Used in extreme cases (concert tickets, iPhone drops).

Instead of letting 200,000 users hit inventory at once:

  • Admit 2,000 users per minute.
  • Others wait in queue.

Spike becomes a smooth line.

Many large platforms, including Ticketmaster, use this approach during high-demand events.


What Actually Fails During a Stampede

When herd hits:

  • CPU usage jumps to 100%
  • Thread pools explode
  • DB connections max out
  • P99 latency increases 50–100x
  • Error rates spike
  • Users abandon carts

Worst case: Entire region goes down.


Conclusion

The thundering herd problem is not about high traffic.
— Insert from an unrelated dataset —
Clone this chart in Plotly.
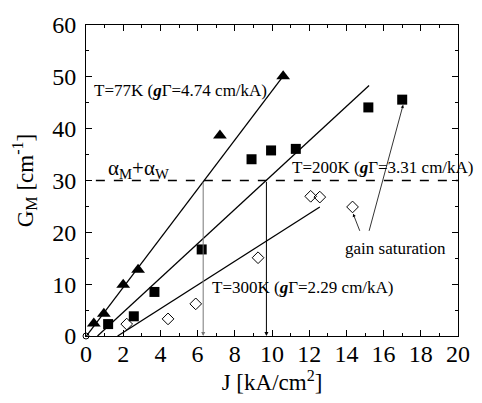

It’s about synchronized traffic.

Quick commerce apps are especially vulnerable because:

  • Flash sales
  • Limited inventory
  • Live inventory locking
  • Real-time delivery tracking
  • Heavy retry behavior

If traffic is predictable → you can scale.
If traffic is synchronized → you must control coordination.


Simple Summary

Think of it like this:

  • Normal growth = Water slowly filling a tank.
  • Thundering herd = Fire hydrant blasting full force instantly.

The solution is not just “add more servers.”

The real solution is:

  • Spread traffic over time.
  • Prevent duplicate work.
  • Control retries.
  • Shape the flow.

That’s how modern distributed systems survive flash-sale chaos.